You Don’t Mess with the Zohan
Stirring the Pot With the Comedy Stick

Judging from the audience’s reaction, a niche market still exists for scripts that aspire to raise bathroom and sexual humor to the status of classical literature and for films that elicit guffaws and giggles from adult men (and women) with even the most ridiculous and even unbelievable sight gags and characterizations. The genre ran rampant during the ’90s, but despite the critics’ prediction that it would be short-lived, “it ain’t dead yet!” Am I the only one wondering why skilled writers and actors like Adam Sandler, Will Ferrell, Robert Smigel, Judd Apatow, and Jack Black can make a “good” living creating movies with characters whose mental ages would require an adult chaperone to buy the theater tickets? Maybe not… perhaps these films serve a purpose as mental vacations from the world of adult responsibility.

You Don’t Mess with the Zohan follows the transformation of Zohan, an Israeli Mosad agent who dreams of leaving his life as a counter-terrorism agent for the mundane, normal life of being a hairdresser. After faking his own death, Zohan flees to New York and buries himself in a middle-eastern neighborhood where the Israelis live on one side of the street and the Palestinians live on the other (Yuk, yuk!).

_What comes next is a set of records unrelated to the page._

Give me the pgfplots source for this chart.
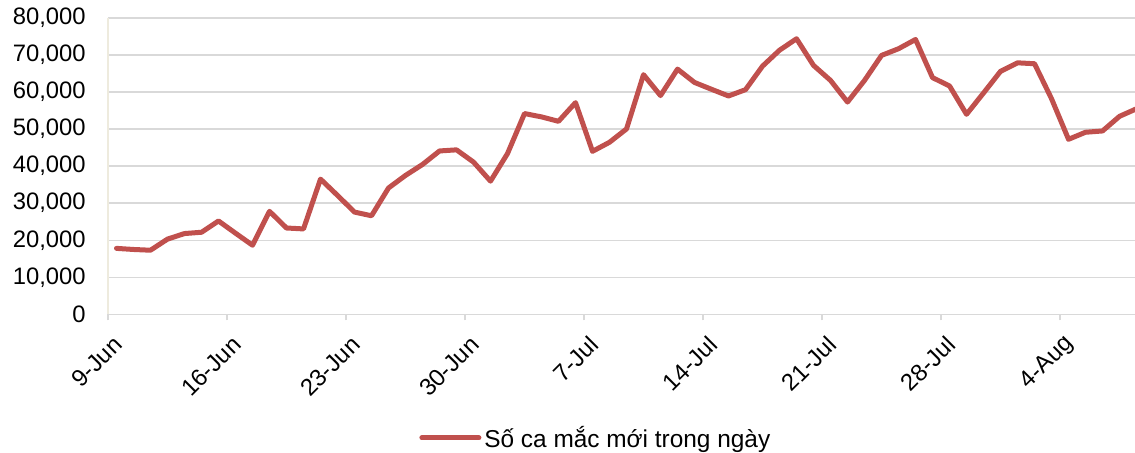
\documentclass[border=0pt]{standalone}
\usepackage{pgfplots}
\pgfplotsset{compat=1.18}
\usepackage{fontspec}
\setmainfont{Liberation Sans}
\definecolor{serred}{RGB}{192,80,77}
\definecolor{gridgray}{RGB}{217,217,217}
\definecolor{yaxcol}{RGB}{238,235,222}
\begin{document}
\begin{tikzpicture}
\path[use as bounding box] (-54pt,-69.35pt) rectangle (513.5pt,157.15pt);
\begin{axis}[
  at={(0pt,0pt)}, anchor=south west,
  scale only axis,
  width=513.5pt, height=148.15pt,
  xmin=0, xmax=60.41,
  ymin=0, ymax=80000,
  axis x line*=bottom, axis y line*=left,
  x axis line style={draw=gridgray, line width=0.7pt},
  y axis line style={draw=yaxcol, line width=0.7pt},
  ymajorgrids, grid style={draw=gridgray, line width=0.7pt},
  xtick={0,7,14,21,28,35,42,49,56},
  xticklabels={9-Jun,16-Jun,23-Jun,30-Jun,7-Jul,14-Jul,21-Jul,28-Jul,4-Aug},
  ytick={0,10000,20000,30000,40000,50000,60000,70000,80000},
  scaled y ticks=false,
  /pgf/number format/fixed,
  /pgf/number format/1000 sep={,},
  /pgf/number format/assume math mode=true,
  tick align=outside,
  x tick style={draw=gridgray, line width=0.7pt},
  y tick style={draw=none},
  major tick length=3pt,
  tick label style={font=\fontsize{11.9pt}{14pt}\selectfont, text=black},
  yticklabel style={inner sep=0pt, anchor=east, xshift=-8pt},
  xticklabel style={inner sep=0pt, xshift=5pt, yshift=-10pt, rotate=45, anchor=east},
  legend style={at={(0.4755,-0.4175)}, anchor=center, draw=none, fill=none,
    font=\fontsize{12.2pt}{14pt}\selectfont, inner sep=0pt,
    nodes={inner sep=1.5pt}},
  legend image code/.code={\draw[#1] (0pt,0pt) -- (28.5pt,0pt);},
]
\addplot[serred, line width=2.5pt, line join=round, line cap=round] coordinates {
(0.5,17800) (1.5,17500) (2.5,17300) (3.5,20300) (4.5,21800) (5.5,22150)
(6.5,25200) (7.5,21900) (8.5,18650) (9.5,27800) (10.5,23300) (11.5,23050)
(12.5,36500) (13.5,32100) (14.5,27600) (15.5,26600) (16.5,34100) (17.5,37500)
(18.5,40450) (19.5,44100) (20.5,44400) (21.5,41100) (22.5,35950) (23.5,43400)
(24.5,54200) (25.5,53300) (26.5,52100) (27.5,57150) (28.5,44000) (29.5,46450)
(30.5,50050) (31.5,64700) (32.5,59050) (33.5,66200) (34.5,62600) (35.5,60750)
(36.5,58950) (37.5,60650) (38.5,67000) (39.5,71300) (40.5,74400) (41.5,67200)
(42.5,63150) (43.5,57300) (44.5,63150) (45.5,69900) (46.5,71700) (47.5,74200)
(48.5,63900) (49.5,61650) (50.5,54000) (51.5,59750) (52.5,65600) (53.5,67900)
(54.5,67650) (55.5,58200) (56.5,47250) (57.5,49150) (58.5,49500) (59.5,53450)
(60.5,55500)
};
\addlegendentry{Số ca mắc mới trong ngày}
\end{axis}
\end{tikzpicture}
\end{document}
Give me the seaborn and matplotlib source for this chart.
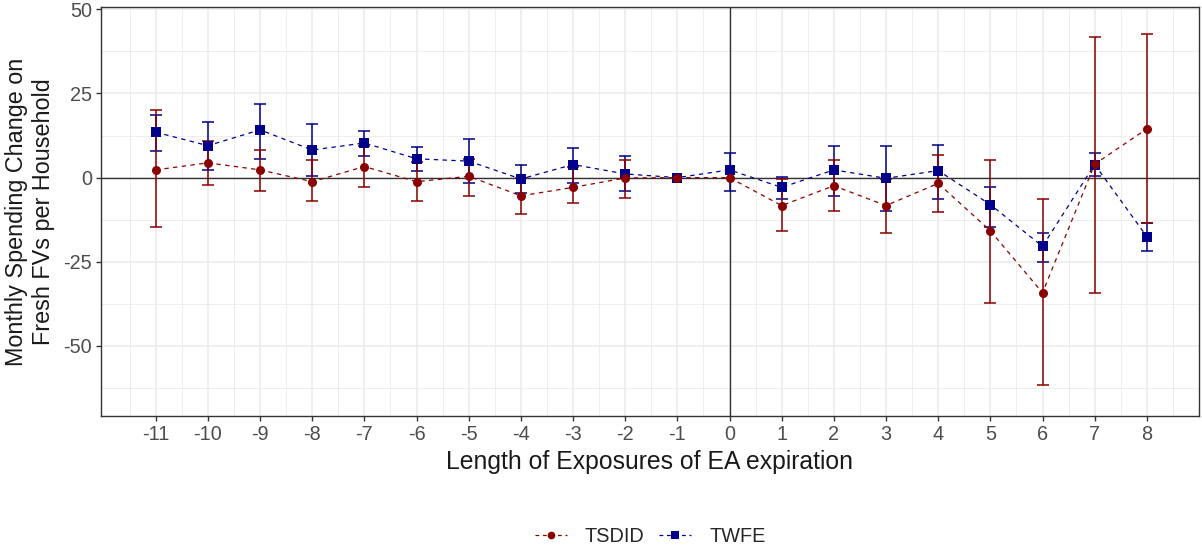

Adam Sandler as the titular character in You Don't Mess With The Zohan

After discovering that Paul Mitchell is not going to employ an unknown haircutter, it looks as if Zohan will have to take the job that every other middle-eastern immigrant man has available—working in an electronics store (Guffaw!). To prevent himself from sinking into this discouraging fate, Zohan crosses the street and works free in a Palestinian salon until he proves his skills in hairstyling and drawing customers. The methods by which he proves his skills provide the basis (or, perhaps, baseness) of the sick—and yes, sometimes genuinely funny—humor. But Zohan’s life becomes more complicated when he is recognized by the terrorist who thought he had killed Zohan comes to seek him out and finish the job.

There are several aspect of You Don’t Mess with the Zohan that I actually really like. The cast is amazing: John Turturro skillfully portrays the madcap and maniacal Phantom who is out to kill Zohan. Rob Schneider plays a great comic foil, Salim, and Kevin Nealon provides perhaps the most sympathetic role as “Kevin,” whose perpetual embarrassment over his mother’s sexuality and promiscuity with Zohan. I also have to admit that I really like Adam Sandler with a beard and shaggy haircut, in addition to a beefy (but not completely buff) physique.

Another interesting and pleasant surprise is the casting of the women who parade through the hair salon and are caught in the irresistible web of the Zohan’s attraction. Instead of a female spider who mates and kills, the spider is male and “slays” all the females with the intimacy they have missed as widows. Director Dennis Dugan ingeniously employs many of the grande dames of ’60s, ’70s, and ’80s television—Charlotte Rae, Lainie Kazan, Helen Siff, and Cynthia Frost to name a few. Oh, and Dugan gets himself in the film as the “homeless guy.”

As a whole, for a silly movie, Sandler is not quite as dopey as he has been in movies such as Happy Gilmore and The Waterboy. However, he is not the sweet character that I enjoyed in 50 First Dates. The unfortunate detractors are Sandler’s insistence on hardly taking a step without a pelvic thrust, and walking around with at least five pairs of socks in his shorts. It’s just too much to watch for over an hour… well, even thirty minutes!

The underlying story of You Don’t Mess with the Zohan is the ridiculous way Americans have become so post-9/11-terrorist-phobic that every person of middle-eastern extraction is painted with the same broad brush. At one point in the movie, someone asks, “Why don’t they like you?” to which the response is, “Because they think we are you!” I have read reviews by people who are up-in-arms over the perceived anti-Semitism and perceived anti-Arabic content of the film; yet the whole point of the movie is how fundamentally stupid discrimination has gotten, and how the image of America as a melting pot is replaced by the American pot calling all the kettles black. While most certainly comedic, the film is far from vapid; Zohan provides plenty of thought and conversation fodder, the value of which leads me to believe that Sandler’s film successfully (if comically) made its point.

You Don’t Mess with the Zohan is rated PG-13 “for crude and sexual content throughout, language and nudity.” As I’ve said before, I don’t think that children already trying to deal with raging hormones really need to see this movie. The rating applies to the crude and sexual content throughout, with the language and nudity merely tagalongs. As a parent, I wouldn’t want to have to explain what is going on and/or what some of the crude language means. The majority of the audience with which I viewed Zohan was over 18, and I suppose that if people that age and older really want to be twelve again, there’s nothing stopping them.

Courtesy of a local publicist, Kathy attended a promotional screening of You Don’t Mess with the Zohan.